§ What to produce
Return the lines from the one with "Emit a web page" through the one with "0.775, 0.8, 0.825, 0.85, 0.875, 0.9, 0.925, 0.95, 0.975, 1.0];", exactly as they appear and with no pictures.

§ Records for the task

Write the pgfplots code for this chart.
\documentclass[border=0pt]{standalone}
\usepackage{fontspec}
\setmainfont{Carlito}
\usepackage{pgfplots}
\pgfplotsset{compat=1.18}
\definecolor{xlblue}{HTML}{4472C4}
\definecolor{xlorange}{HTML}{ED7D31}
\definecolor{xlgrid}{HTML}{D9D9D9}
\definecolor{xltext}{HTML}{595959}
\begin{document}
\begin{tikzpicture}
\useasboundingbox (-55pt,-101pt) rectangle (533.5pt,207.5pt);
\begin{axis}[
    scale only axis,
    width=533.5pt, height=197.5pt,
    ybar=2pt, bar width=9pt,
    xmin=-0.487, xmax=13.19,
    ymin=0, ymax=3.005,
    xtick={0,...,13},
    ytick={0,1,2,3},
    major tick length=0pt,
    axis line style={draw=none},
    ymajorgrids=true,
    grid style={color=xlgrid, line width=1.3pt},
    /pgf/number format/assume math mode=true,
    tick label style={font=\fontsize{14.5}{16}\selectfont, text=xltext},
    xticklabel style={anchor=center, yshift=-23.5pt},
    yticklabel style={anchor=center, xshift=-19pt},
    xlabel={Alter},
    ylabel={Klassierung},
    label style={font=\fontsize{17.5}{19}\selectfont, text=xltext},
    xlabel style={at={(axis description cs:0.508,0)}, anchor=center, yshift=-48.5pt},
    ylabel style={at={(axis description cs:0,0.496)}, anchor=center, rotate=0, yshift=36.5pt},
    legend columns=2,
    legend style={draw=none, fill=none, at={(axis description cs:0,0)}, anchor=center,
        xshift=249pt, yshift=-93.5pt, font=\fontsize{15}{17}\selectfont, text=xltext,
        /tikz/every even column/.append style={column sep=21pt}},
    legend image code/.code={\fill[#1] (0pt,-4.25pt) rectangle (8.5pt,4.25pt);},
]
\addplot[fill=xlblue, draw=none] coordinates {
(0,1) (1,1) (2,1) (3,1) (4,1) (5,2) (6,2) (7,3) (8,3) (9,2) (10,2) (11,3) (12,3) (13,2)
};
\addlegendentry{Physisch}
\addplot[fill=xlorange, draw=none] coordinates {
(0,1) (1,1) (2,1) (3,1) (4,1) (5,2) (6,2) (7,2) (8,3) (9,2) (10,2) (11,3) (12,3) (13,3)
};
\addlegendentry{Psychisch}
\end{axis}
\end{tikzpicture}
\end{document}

--

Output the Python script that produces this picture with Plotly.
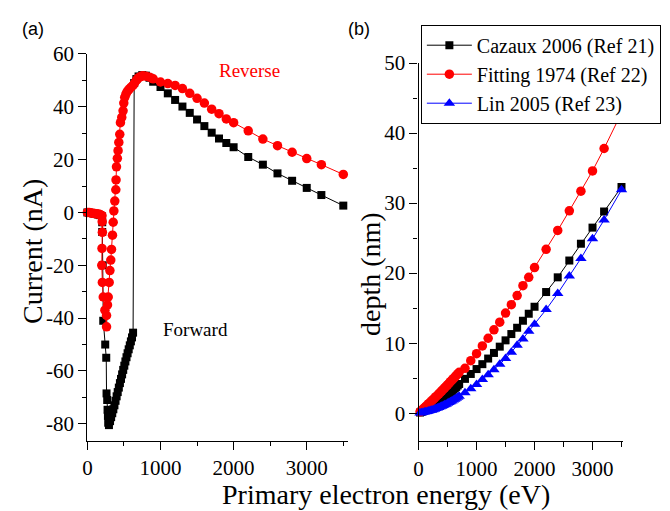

...

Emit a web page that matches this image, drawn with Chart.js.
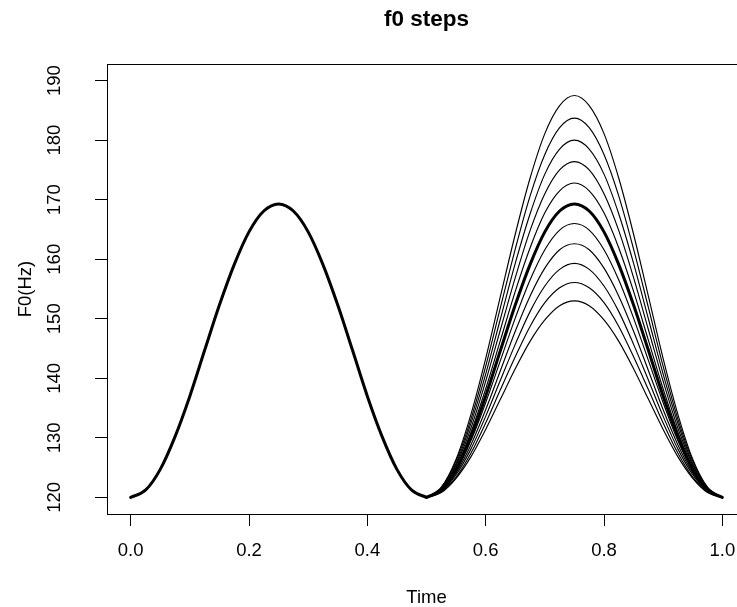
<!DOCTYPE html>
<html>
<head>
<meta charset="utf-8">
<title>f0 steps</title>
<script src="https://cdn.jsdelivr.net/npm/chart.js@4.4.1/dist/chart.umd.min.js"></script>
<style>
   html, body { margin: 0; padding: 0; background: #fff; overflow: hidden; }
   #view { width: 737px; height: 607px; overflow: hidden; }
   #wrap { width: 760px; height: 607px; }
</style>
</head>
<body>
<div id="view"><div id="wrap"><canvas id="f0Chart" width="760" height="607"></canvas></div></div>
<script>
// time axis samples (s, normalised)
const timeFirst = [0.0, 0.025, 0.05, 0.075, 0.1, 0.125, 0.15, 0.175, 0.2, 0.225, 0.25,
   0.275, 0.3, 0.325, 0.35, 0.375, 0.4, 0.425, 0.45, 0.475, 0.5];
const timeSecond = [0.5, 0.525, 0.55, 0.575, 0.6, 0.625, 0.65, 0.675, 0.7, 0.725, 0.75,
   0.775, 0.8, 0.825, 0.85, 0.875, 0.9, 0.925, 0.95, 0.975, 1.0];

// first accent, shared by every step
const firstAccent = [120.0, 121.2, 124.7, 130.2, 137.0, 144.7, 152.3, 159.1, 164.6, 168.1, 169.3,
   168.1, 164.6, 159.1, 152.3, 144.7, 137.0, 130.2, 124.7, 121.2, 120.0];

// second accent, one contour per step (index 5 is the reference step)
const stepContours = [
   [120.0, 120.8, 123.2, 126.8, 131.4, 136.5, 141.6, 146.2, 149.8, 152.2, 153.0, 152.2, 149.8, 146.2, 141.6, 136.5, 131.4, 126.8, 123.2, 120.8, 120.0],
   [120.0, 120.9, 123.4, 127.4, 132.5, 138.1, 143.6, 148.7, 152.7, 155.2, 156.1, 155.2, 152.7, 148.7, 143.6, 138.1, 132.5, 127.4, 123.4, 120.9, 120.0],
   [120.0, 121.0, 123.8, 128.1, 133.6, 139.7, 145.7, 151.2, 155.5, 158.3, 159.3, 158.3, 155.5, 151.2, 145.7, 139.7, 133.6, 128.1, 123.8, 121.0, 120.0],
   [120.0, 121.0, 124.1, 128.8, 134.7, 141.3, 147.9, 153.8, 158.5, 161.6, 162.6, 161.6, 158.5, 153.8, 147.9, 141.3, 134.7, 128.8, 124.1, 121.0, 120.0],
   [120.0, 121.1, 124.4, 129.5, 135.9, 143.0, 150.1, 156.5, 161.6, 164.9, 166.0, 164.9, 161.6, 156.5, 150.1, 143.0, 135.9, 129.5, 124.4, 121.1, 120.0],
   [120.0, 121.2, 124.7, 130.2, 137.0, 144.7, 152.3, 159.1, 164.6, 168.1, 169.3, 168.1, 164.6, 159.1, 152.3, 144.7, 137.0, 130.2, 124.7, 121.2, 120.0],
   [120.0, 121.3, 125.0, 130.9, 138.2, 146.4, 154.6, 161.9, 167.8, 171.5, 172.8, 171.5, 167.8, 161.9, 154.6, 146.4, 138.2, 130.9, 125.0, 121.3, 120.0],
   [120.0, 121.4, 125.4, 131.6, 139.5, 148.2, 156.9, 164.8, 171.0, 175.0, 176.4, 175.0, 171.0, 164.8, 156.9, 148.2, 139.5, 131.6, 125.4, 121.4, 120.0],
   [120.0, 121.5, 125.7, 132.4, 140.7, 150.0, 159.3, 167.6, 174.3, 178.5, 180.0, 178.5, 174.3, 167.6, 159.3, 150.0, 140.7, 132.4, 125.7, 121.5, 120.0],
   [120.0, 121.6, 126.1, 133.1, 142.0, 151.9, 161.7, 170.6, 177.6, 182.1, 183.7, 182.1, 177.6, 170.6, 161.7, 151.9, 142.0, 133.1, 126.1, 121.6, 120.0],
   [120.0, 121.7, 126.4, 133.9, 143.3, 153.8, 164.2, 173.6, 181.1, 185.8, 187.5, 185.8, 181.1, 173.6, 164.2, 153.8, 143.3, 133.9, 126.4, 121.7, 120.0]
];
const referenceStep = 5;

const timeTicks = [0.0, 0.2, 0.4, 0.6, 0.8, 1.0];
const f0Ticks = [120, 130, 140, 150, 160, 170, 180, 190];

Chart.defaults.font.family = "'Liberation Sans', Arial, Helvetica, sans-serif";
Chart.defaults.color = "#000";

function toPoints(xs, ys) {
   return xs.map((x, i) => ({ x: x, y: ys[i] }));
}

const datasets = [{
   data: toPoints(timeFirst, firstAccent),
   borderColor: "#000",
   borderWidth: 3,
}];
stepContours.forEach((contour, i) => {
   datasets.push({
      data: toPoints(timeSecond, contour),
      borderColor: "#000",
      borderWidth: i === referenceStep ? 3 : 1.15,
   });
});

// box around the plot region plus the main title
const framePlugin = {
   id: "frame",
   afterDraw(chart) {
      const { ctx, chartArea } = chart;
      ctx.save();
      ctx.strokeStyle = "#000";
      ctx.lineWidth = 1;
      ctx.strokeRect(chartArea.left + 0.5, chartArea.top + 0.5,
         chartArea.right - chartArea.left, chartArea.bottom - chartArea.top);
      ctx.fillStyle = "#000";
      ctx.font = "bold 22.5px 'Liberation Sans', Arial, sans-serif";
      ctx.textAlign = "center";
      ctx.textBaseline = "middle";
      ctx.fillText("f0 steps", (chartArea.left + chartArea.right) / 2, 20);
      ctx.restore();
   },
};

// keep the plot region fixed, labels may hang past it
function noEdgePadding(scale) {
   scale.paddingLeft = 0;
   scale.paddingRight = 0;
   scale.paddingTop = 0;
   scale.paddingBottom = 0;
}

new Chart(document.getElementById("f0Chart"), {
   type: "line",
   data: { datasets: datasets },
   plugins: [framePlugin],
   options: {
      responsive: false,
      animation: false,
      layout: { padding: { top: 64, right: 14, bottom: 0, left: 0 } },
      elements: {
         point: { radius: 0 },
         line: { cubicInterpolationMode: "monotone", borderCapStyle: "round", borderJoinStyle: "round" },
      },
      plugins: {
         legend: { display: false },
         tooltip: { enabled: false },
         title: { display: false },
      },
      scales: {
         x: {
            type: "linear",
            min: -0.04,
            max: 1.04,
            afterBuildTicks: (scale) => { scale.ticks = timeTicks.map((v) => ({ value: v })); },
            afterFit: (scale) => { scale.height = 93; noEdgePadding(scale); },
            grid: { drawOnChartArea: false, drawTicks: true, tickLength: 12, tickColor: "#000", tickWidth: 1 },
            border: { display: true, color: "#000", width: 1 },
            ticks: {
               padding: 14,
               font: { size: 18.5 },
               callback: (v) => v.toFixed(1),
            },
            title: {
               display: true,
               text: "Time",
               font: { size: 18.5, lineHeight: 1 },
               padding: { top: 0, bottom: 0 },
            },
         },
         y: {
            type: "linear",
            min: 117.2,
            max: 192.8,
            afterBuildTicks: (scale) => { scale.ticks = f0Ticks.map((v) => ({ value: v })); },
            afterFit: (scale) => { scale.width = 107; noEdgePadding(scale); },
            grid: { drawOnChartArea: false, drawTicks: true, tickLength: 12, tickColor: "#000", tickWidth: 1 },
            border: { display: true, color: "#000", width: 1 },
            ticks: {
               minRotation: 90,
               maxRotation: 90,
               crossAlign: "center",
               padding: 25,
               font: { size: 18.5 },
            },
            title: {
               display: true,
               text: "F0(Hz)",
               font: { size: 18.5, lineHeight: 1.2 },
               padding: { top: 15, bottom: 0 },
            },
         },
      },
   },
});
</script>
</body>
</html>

§ Task output
Emit a web page that matches this image, drawn with Chart.js.
<!DOCTYPE html>
<html>
<head>
<meta charset="utf-8">
<title>f0 steps</title>
<script src="https://cdn.jsdelivr.net/npm/chart.js@4.4.1/dist/chart.umd.min.js"></script>
<style>
   html, body { margin: 0; padding: 0; background: #fff; overflow: hidden; }
   #view { width: 737px; height: 607px; overflow: hidden; }
   #wrap { width: 760px; height: 607px; }
</style>
</head>
<body>
<div id="view"><div id="wrap"><canvas id="f0Chart" width="760" height="607"></canvas></div></div>
<script>
// time axis samples (s, normalised)
const timeFirst = [0.0, 0.025, 0.05, 0.075, 0.1, 0.125, 0.15, 0.175, 0.2, 0.225, 0.25,
   0.275, 0.3, 0.325, 0.35, 0.375, 0.4, 0.425, 0.45, 0.475, 0.5];
const timeSecond = [0.5, 0.525, 0.55, 0.575, 0.6, 0.625, 0.65, 0.675, 0.7, 0.725, 0.75,
   0.775, 0.8, 0.825, 0.85, 0.875, 0.9, 0.925, 0.95, 0.975, 1.0];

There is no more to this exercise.